The company also pursues the aim of getting closer to the asset, with a view to developing the capabilities an institution needs to invest directly – but “without necessarily doing so”. The idea for the team is to be in “full control” of the decision-making process and confident about its exposures.

Railpen’s former infrastructure pooled fund was exposed to seven different fund managers. As its new strategy gathers pace, the company will now be looking to create new fund relationships, Bishop and Moon said. It may not necessarily keep investing with the same managers.

The company could also seek to form partnerships with other UK pension funds, aside from its participation in the Pensions Infrastructure Platform (PIP), of which it is a founding member. It sees the platform as a good opportunity for investors to talk to each other, “something they’ve not be so good at doing in the past”.

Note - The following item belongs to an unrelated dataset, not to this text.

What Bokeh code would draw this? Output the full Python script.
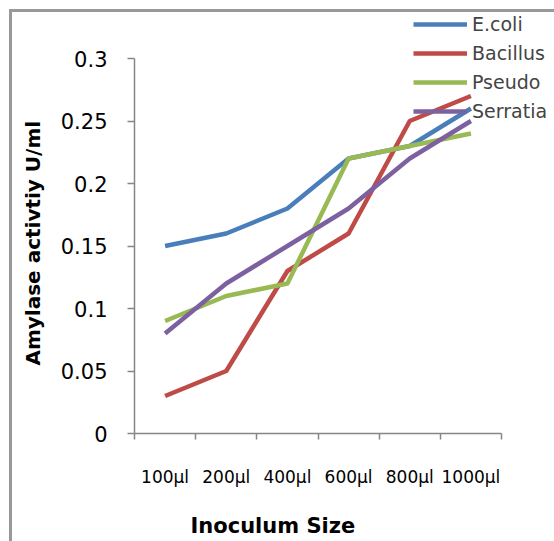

Railpen is also looking to boost its private markets team from six people to 10 in the space of a couple of years. Some may be more focused on infrastructure, Bishop and Moon said, but no one will be explicitly dedicated to it.

The strategy shift comes in the wake of a broader review of Railpen’s governance and investment arrangements, started a couple of years ago, which aimed at reducing the number of layers of intermediation and streamline decision-making in the investment process.

This resulted in the creation of a new investment governance body, the Railpen Investment Board (RIB), chaired by an independent director.

Independent directors have a majority on the body with three more in addition to Paul Trickett, its chairman. It also includes two trustee directors and Chris Hitchen, chief executive of Railpen.